In the recent Monetary Policy Committee (MPC) meeting, the central bank kept the OPR unchanged at 3.0 per cent, in line with the market's expectations. 

Recent indicators point towards sustained strength in economic activity in the second quarter of 2024 (Q2 2024), driven by resilient domestic expenditure and better export performance. 

"Going forward, exports are expected to be further lifted by the global tech upcycle given Malaysia's position in the semiconductor supply chain, as well as continued strength in non-electrical and electronics goods. 

"Tourist arrivals and spending are also poised to rise further. Continuous employment and wage growth, as well as policy measures, will continue to support household spending," it said in a statement. 

The OPR has been unchanged at 3.0 per cent since May 3, 2023.

BNM added investment activity would be supported by the ongoing progress of multi-year projects in both the private and public sectors, the implementation of catalytic initiatives under the national master plans, as well as the higher realisation of approved investments. 

The growth outlook is subject to downside risks from weaker-than-expected external demand and larger declines in commodity production. Conversely, upside risks to growth mainly emanate from greater spillover from the tech upcycle, more robust tourism activity, and faster implementation of existing and new projects.

The central bank noted headline and core inflation averaged 1.8 per cent in the first five months of the

year. 

"As expected, inflation will trend higher in the second half of 2024, amid the recent rationalisation of diesel subsidies. Nevertheless, the increase in inflation will remain manageable given the mitigation measures to minimise the cost impact on businesses.

"For the year as a whole, headline and core inflation are expected to average within the earlier

projected ranges of 2.0 per cent - 3.5 per cent and 2.0 per cent to 3.0 per cent respectively," it added. 

It added that coordinated initiatives by the government and Bank Negara Malaysia (BNM) with government-linked companies and government-linked investment companies, as well as corporate engagements, have continued to cushion the pressure on the ringgit.

Bank Muamalat Malaysia Bhd chief economist Mohd Afzanizam Abdul Rashid said BNM is likely to keep the OPR at status quo for the rest of the year as they need to strike the right balance between inflation and growth trajectory. 

On the global stage, he said the global interest rate appears to be on a downward path.

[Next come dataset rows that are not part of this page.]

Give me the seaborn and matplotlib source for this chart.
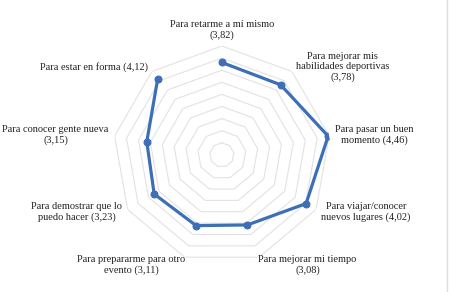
import numpy as np
import pandas as pd
import matplotlib.pyplot as plt
import seaborn as sns
from matplotlib.lines import Line2D

# Motivaciones (media de cada ítem)
categorias = ['Para retarme a mí mismo', 'Para mejorar mis\nhabilidades deportivas',
              'Para pasar un buen\nmomento', 'Para viajar/conocer\nnuevos lugares',
              'Para mejorar mi tiempo', 'Para prepararme para otro\nevento',
              'Para demostrar que lo\npuedo hacer', 'Para conocer gente nueva',
              'Para estar en forma']
valores = [3.82, 3.78, 4.46, 4.02, 3.08, 3.11, 3.23, 3.15, 4.12]
etiquetas = ['Para retarme a mí mismo\n(3,82)', 'Para mejorar mis\nhabilidades deportivas\n(3,78)',
             'Para pasar un buen\nmomento (4,46)', 'Para viajar/conocer\nnuevos lugares (4,02)',
             'Para mejorar mi tiempo\n(3,08)', 'Para prepararme para otro\nevento (3,11)',
             'Para demostrar que lo\npuedo hacer (3,23)', 'Para conocer gente nueva\n(3,15)',
             'Para estar en forma (4,12)']
niveles = [0.5, 1.0, 1.5, 2.0, 2.5, 3.0, 3.5, 4.0, 4.5]

sns.set_style('white')
plt.rcParams['font.family'] = ['Liberation Serif', 'DejaVu Serif']

n = len(categorias)
angulos = np.linspace(0, 2 * np.pi, n, endpoint=False)
df = pd.DataFrame({'angulo': np.append(angulos, angulos[0]),
                   'valor': valores + valores[:1]})

fig = plt.figure(figsize=(4.5, 2.92), dpi=100)
ax = fig.add_axes([0.251, 0.096, 0.484, 0.747], projection='polar')
ax.set_theta_offset(np.pi / 2)
ax.set_theta_direction(-1)
ax.set_ylim(0, 4.5)

# rejilla poligonal
ang_cerrado = np.append(angulos, angulos[0])
for nv in niveles:
    ax.plot(ang_cerrado, [nv] * (n + 1), color='#e2e2e2', lw=0.8, zorder=1)

sns.lineplot(data=df, x='angulo', y='valor', sort=False, ax=ax, color='#3d6fb6',
             lw=2.3, marker='o', markersize=5, markeredgecolor='#3d6fb6', zorder=3)

ax.grid(False)
ax.spines['polar'].set_visible(False)
ax.set_xticks([])
ax.set_yticks([])
ax.set_xlabel('')
ax.set_ylabel('')

for ang, txt in zip(angulos, etiquetas):
    s, c = np.sin(ang), np.cos(ang)
    if abs(s) < 0.1:
        ha = 'center'
    elif s > 0:
        ha = 'left'
    else:
        ha = 'right'
    r = 4.75
    if c > 0.9:
        va = 'bottom'
    elif c < -0.9:
        va = 'top'
        r = 4.4
    else:
        va = 'center'
    ax.text(ang, r, txt, ha=ha, va=va, fontsize=7.5, color='#222222',
            multialignment='center', linespacing=1.2)

fig.add_artist(Line2D([0.993, 0.993], [0, 1], color='#dddddd', lw=1))
fig.savefig('out.png', dpi=100, facecolor='white')
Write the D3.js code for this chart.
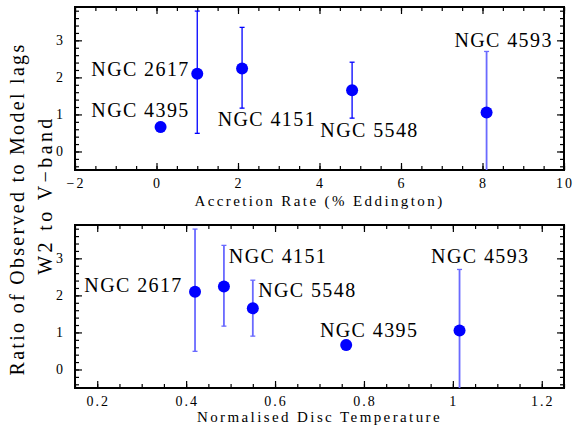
<!DOCTYPE html>
<html lang="en">
<head>
<meta charset="UTF-8">
<title>Observed / model lag ratio</title>
<script src="https://d3js.org/d3.v7.min.js"></script>
<style>
  body { margin: 0; background: #fff; }
  text { font-family: "Liberation Serif", "Times New Roman", serif; fill: #000; }
</style>
</head>
<body>
<svg id="main" width="574" height="428"></svg>
<script>
// data
let names = ['NGC 4395', 'NGC 2617', 'NGC 4151', 'NGC 5548', 'NGC 4593'];
let accretion = [0.1, 1.0, 2.1, 4.8, 8.1];      // % Eddington
let discTemp = [0.76, 0.42, 0.485, 0.55, 1.015]; // normalised
let ratio = [0.66, 2.1, 2.24, 1.65, 1.05];
let ratioLo = [0.53, 0.49, 1.17, 0.9, -1.0];    // NGC 4593 runs off the bottom
let ratioHi = [0.79, 3.79, 3.35, 2.41, 2.7];

let topXTicks = [-2, 0, 2, 4, 6, 8, 10];
let botXTicks = [0.2, 0.4, 0.6, 0.8, 1.0, 1.2];
let yTicks = [0, 1, 2, 3];

// where each name is written (data units, start of text / baseline)
let topLabels = [[-1.6, 0.93], [-1.6, 2.03], [1.5, 0.68], [4.02, 0.38], [7.31, 2.82]];
let botLabels = [[0.701, 0.88], [0.171, 2.1], [0.496, 2.87], [0.562, 1.95], [0.951, 2.87]];

let svg = d3.select('#main');
let left = 75, right = 564;
let blue = '#0000ff', paleBlue = '#6a6aff';

function minorTicks(lo, hi, step) {
    let out = [];
    let n = Math.round((hi - lo) / step);
    for (let i = 0; i <= n; i++) out.push(+(lo + i * step).toFixed(6));
    return out;
}

function ticks(g, axis, pos, minor, major) {
    g.append('g').attr('transform', pos)
        .call(axis().tickValues(minor).tickSize(-4).tickFormat(''))
        .call(function (s) { s.select('.domain').remove(); });
    g.append('g').attr('transform', pos)
        .call(axis().tickValues(major).tickSize(-7).tickFormat(''))
        .call(function (s) { s.select('.domain').remove(); });
}

function panel(opts) {
    let x = d3.scaleLinear().domain(opts.xDomain).range([left, right]);
    let y = d3.scaleLinear().domain([-0.5, 3.9]).range([opts.bottom, opts.top]);
    let g = svg.append('g');
    let h = opts.bottom - opts.top, w = right - left;

    let clipId = 'clip' + opts.top;
    g.append('clipPath').attr('id', clipId)
        .append('rect').attr('x', left).attr('y', opts.top).attr('width', w).attr('height', h);

    // minor + major ticks on all four sides, pointing inward
    let xMinor = minorTicks(opts.xDomain[0], opts.xDomain[1], opts.xMinor);
    let yMinor = minorTicks(-0.4, 3.8, 0.2);
    ticks(g, function () { return d3.axisBottom(x); }, 'translate(0,' + opts.bottom + ')', xMinor, opts.xTicks);
    ticks(g, function () { return d3.axisTop(x); }, 'translate(0,' + opts.top + ')', xMinor, opts.xTicks);
    ticks(g, function () { return d3.axisLeft(y); }, 'translate(' + left + ',0)', yMinor, yTicks);
    ticks(g, function () { return d3.axisRight(y); }, 'translate(' + right + ',0)', yMinor, yTicks);
    g.selectAll('.tick line').attr('stroke', '#000').attr('stroke-width', 1.2);

    // tick labels
    g.selectAll('.xlab').data(opts.xTicks).enter().append('text')
        .attr('x', function (d) { return x(d) + 1; })
        .attr('y', opts.bottom + 18)
        .attr('text-anchor', 'middle')
        .style('font-size', '14px')
        .style('letter-spacing', '2px')
        .text(function (d) { return d < 0 ? '\u2212' + (-d) : String(d); });
    g.selectAll('.ylab').data(yTicks).enter().append('text')
        .attr('x', left - 12)
        .attr('y', function (d) { return y(d) + 5; })
        .attr('text-anchor', 'end')
        .style('font-size', '14px')
        .text(function (d) { return d; });

    // box
    g.append('rect').attr('x', left).attr('y', opts.top).attr('width', w).attr('height', h)
        .attr('fill', 'none').attr('stroke', '#000').attr('stroke-width', 2);

    // error bars
    let eb = g.append('g').attr('clip-path', 'url(#' + clipId + ')');
    names.forEach(function (n, i) {
        let xv = opts.xs[i];
        let pale = opts.pale.indexOf(i) >= 0;
        let col = pale ? paleBlue : blue;
        eb.append('line')
            .attr('x1', x(xv)).attr('x2', x(xv))
            .attr('y1', y(ratioLo[i])).attr('y2', y(ratioHi[i]))
            .attr('stroke', col).attr('stroke-width', pale ? 1.8 : 1.3);
        [ratioLo[i], ratioHi[i]].forEach(function (v) {
            eb.append('line')
                .attr('x1', x(xv) - 2.5).attr('x2', x(xv) + 2.5)
                .attr('y1', y(v)).attr('y2', y(v))
                .attr('stroke', col).attr('stroke-width', 1.3);
        });
    });

    // points
    g.selectAll('circle').data(names).enter().append('circle')
        .attr('cx', function (d, i) { return x(opts.xs[i]); })
        .attr('cy', function (d, i) { return y(ratio[i]); })
        .attr('r', 6)
        .attr('fill', blue);

    // names
    g.selectAll('.name').data(names).enter().append('text')
        .attr('x', function (d, i) { return x(opts.labels[i][0]); })
        .attr('y', function (d, i) { return y(opts.labels[i][1]); })
        .style('font-size', '20px')
        .style('letter-spacing', '1.4px')
        .text(function (d) { return d; });

    // x title
    g.append('text')
        .attr('x', (left + right) / 2)
        .attr('y', opts.titleY)
        .attr('text-anchor', 'middle')
        .style('font-size', '15px')
        .style('letter-spacing', '2.4px')
        .text(opts.title);
}

panel({
    top: 7, bottom: 170, xDomain: [-2, 10], xTicks: topXTicks, xMinor: 0.5,
    xs: accretion, labels: topLabels, pale: [0, 4],
    title: 'Accretion Rate (% Eddington)', titleY: 206
});
panel({
    top: 225, bottom: 388, xDomain: [0.15, 1.25], xTicks: botXTicks, xMinor: 0.05,
    xs: discTemp, labels: botLabels, pale: [0, 1, 2, 3, 4],
    title: 'Normalised Disc Temperature', titleY: 422
});

// shared y title, two lines
svg.append('text')
    .attr('transform', 'translate(24,209) rotate(-90)')
    .attr('text-anchor', 'middle')
    .style('font-size', '20px')
    .style('letter-spacing', '2.3px')
    .text('Ratio of Observed to Model lags');
svg.append('text')
    .attr('transform', 'translate(52,195) rotate(-90)')
    .attr('text-anchor', 'middle')
    .style('font-size', '20px')
    .style('letter-spacing', '3.4px')
    .text('W2 to V\u2212band');
</script>
</body>
</html>
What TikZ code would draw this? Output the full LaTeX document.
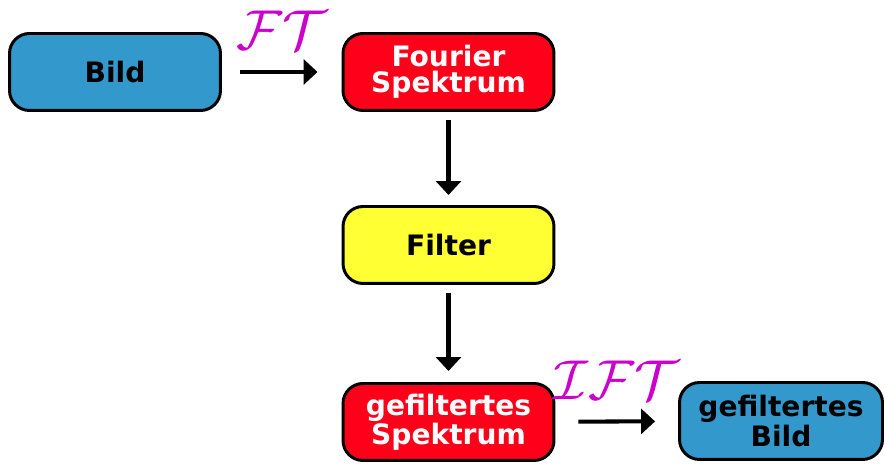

Major economies such as Canada, Switzerland, Sweden, and the European Union (EU) have cut their benchmark interest rates recently. 

"Soon, the US Fed would join the club; September seems to be the likely timeline. 

"Nonetheless, we do not expect the BNM to follow in similar footsteps, as they will assess local factors such as the prospects for the country's inflation, especially when fuel subsidy rationalisation will be implemented going forward.

"In some sense, the wide interest rate differentials with the developed economies would be narrowed, which would increase the appeal of the ringgit. Already, positive reviews from credit rating agencies (CRAs) such as S&P and Fitch Ratings, along with improved assessments by the foreign investment banks in Malaysia, would incentivize more foreign funds to come into the country. This would lift the value of the ringgit and help reduce imported inflation," said Afzanizam.